→ TASK DESCRIPTION
Exclude the pictures; give every entry again exactly as written.

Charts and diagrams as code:
[start]
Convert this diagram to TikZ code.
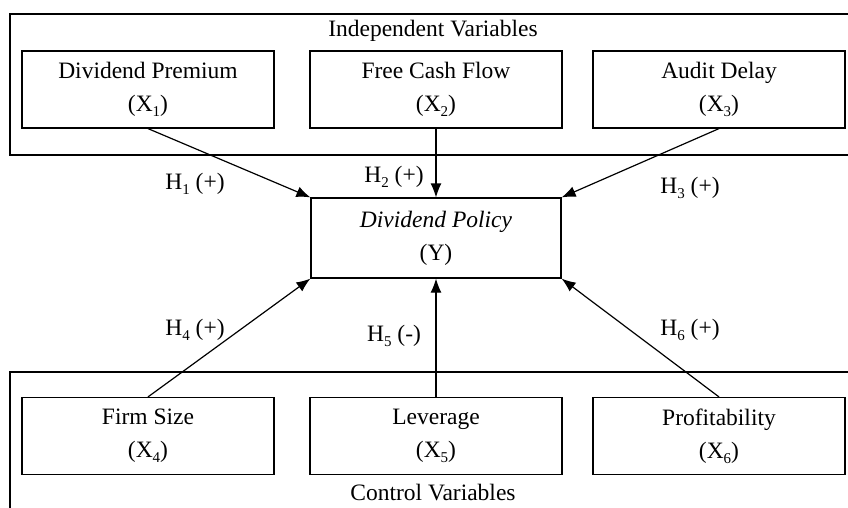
\documentclass[tikz,border=0pt]{standalone}
\usepackage{fontspec}
\setmainfont{Liberation Serif}
\usetikzlibrary{positioning,arrows.meta}

\newcommand{\lowsub}[1]{\raisebox{-5pt}{\fontsize{15}{15}\selectfont #1}}
\tikzset{
  varbox/.style={draw, line width=1.2pt, minimum width=252pt, minimum height=77pt,
    align=center, inner sep=0pt, font=\fontsize{23.5}{33}\selectfont},
  groupbox/.style={line width=1.6pt},
  hyp/.style={-{Latex[length=14pt,width=11pt]}, line width=1.2pt},
  hyplabel/.style={font=\fontsize{23.5}{28}\selectfont}
}

\begin{document}
\begin{tikzpicture}[x=1pt,y=-1pt]
            \useasboundingbox (0,0) rectangle (848,507);
            \fill[white] (0,0) rectangle (848,507);
            % group frames
            \draw[groupbox] (10,14) rectangle (852,155);
            \draw[groupbox] (10,372) rectangle (852,512);
            \node[hyplabel] (indep) at (433,31) {Independent Variables};
            \node[hyplabel] (ctrl) at (433,493) {Control Variables};
            % variables
            \foreach \name/\x/\y/\txt/\i in {x1/148/89.5/Dividend Premium/1, x2/436/89.5/Free Cash Flow/2,
                                             x3/719/89.5/Audit Delay/3, x4/148/436/Firm Size/4,
                                             x5/436/436/Leverage/5, x6/719/436/Profitability/6} {
                \node[varbox] (\name) at (\x,\y) {\txt\\(X\lowsub{\i})};
            }
            \node[varbox, minimum width=250pt, minimum height=80pt] (y) at (436,238)
                {\textit{Dividend Policy}\\(Y)};
            % hypotheses
            \draw[hyp] (x1.south) -- (y.north west);
            \draw[hyp] (x2.south) -- (y.north);
            \draw[hyp] (x3.south) -- (y.north east);
            \draw[hyp] (x4.north) -- (y.south west);
            \draw[hyp] (x5.north) -- (y.south);
            \draw[hyp] (x6.north) -- (y.south east);
            \node[hyplabel] (h1) at (195,184) {H\lowsub{1} (+)};
            \node[hyplabel] (h2) at (394,177) {H\lowsub{2} (+)};
            \node[hyplabel] (h3) at (690,188) {H\lowsub{3} (+)};
            \node[hyplabel] (h4) at (195,330) {H\lowsub{4} (+)};
            \node[hyplabel] (h5) at (394,336) {H\lowsub{5} (-)};
            \node[hyplabel] (h6) at (690,330) {H\lowsub{6} (+)};
\end{tikzpicture}
\end{document}
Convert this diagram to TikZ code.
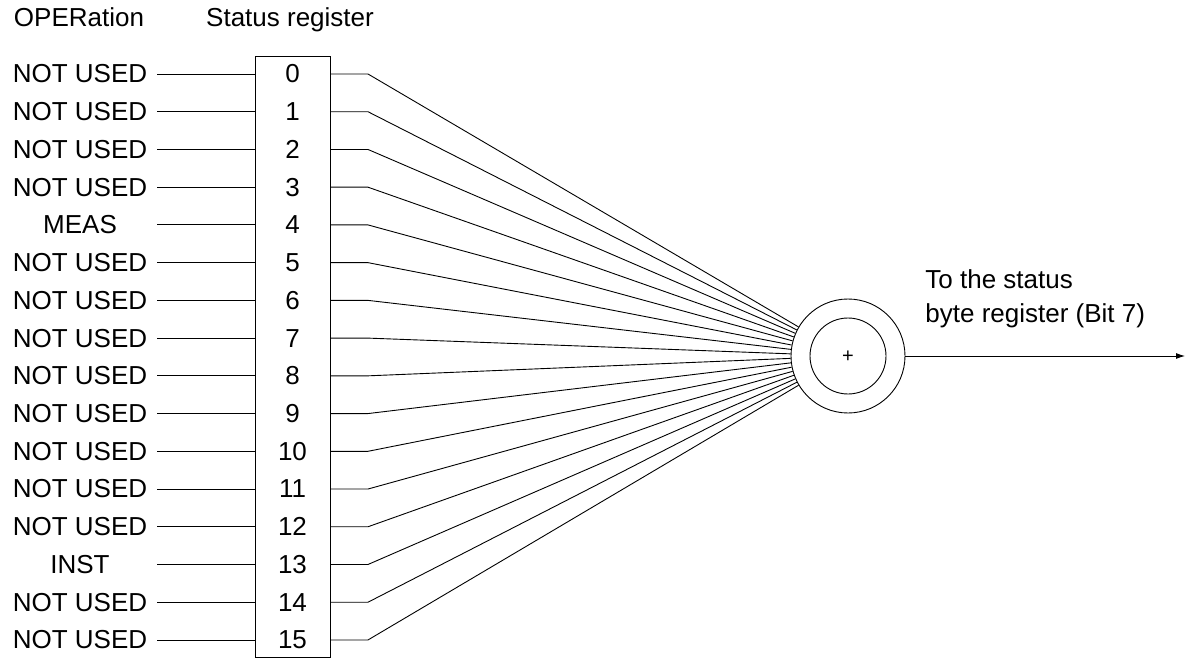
[end]
→ CORRECT RESPONSE
Convert this diagram to TikZ code.
\documentclass[tikz,border=0pt]{standalone}
\usepackage{fontspec}
\setmainfont{Liberation Serif}
\usetikzlibrary{positioning,arrows.meta}

\newcommand{\lowsub}[1]{\raisebox{-5pt}{\fontsize{15}{15}\selectfont #1}}
\tikzset{
  varbox/.style={draw, line width=1.2pt, minimum width=252pt, minimum height=77pt,
    align=center, inner sep=0pt, font=\fontsize{23.5}{33}\selectfont},
  groupbox/.style={line width=1.6pt},
  hyp/.style={-{Latex[length=14pt,width=11pt]}, line width=1.2pt},
  hyplabel/.style={font=\fontsize{23.5}{28}\selectfont}
}

\begin{document}
\begin{tikzpicture}[x=1pt,y=-1pt]
            \useasboundingbox (0,0) rectangle (848,507);
            \fill[white] (0,0) rectangle (848,507);
            % group frames
            \draw[groupbox] (10,14) rectangle (852,155);
            \draw[groupbox] (10,372) rectangle (852,512);
            \node[hyplabel] (indep) at (433,31) {Independent Variables};
            \node[hyplabel] (ctrl) at (433,493) {Control Variables};
            % variables
            \foreach \name/\x/\y/\txt/\i in {x1/148/89.5/Dividend Premium/1, x2/436/89.5/Free Cash Flow/2,
                                             x3/719/89.5/Audit Delay/3, x4/148/436/Firm Size/4,
                                             x5/436/436/Leverage/5, x6/719/436/Profitability/6} {
                \node[varbox] (\name) at (\x,\y) {\txt\\(X\lowsub{\i})};
            }
            \node[varbox, minimum width=250pt, minimum height=80pt] (y) at (436,238)
                {\textit{Dividend Policy}\\(Y)};
            % hypotheses
            \draw[hyp] (x1.south) -- (y.north west);
            \draw[hyp] (x2.south) -- (y.north);
            \draw[hyp] (x3.south) -- (y.north east);
            \draw[hyp] (x4.north) -- (y.south west);
            \draw[hyp] (x5.north) -- (y.south);
            \draw[hyp] (x6.north) -- (y.south east);
            \node[hyplabel] (h1) at (195,184) {H\lowsub{1} (+)};
            \node[hyplabel] (h2) at (394,177) {H\lowsub{2} (+)};
            \node[hyplabel] (h3) at (690,188) {H\lowsub{3} (+)};
            \node[hyplabel] (h4) at (195,330) {H\lowsub{4} (+)};
            \node[hyplabel] (h5) at (394,336) {H\lowsub{5} (-)};
            \node[hyplabel] (h6) at (690,330) {H\lowsub{6} (+)};
\end{tikzpicture}
\end{document}
Convert this diagram to TikZ code.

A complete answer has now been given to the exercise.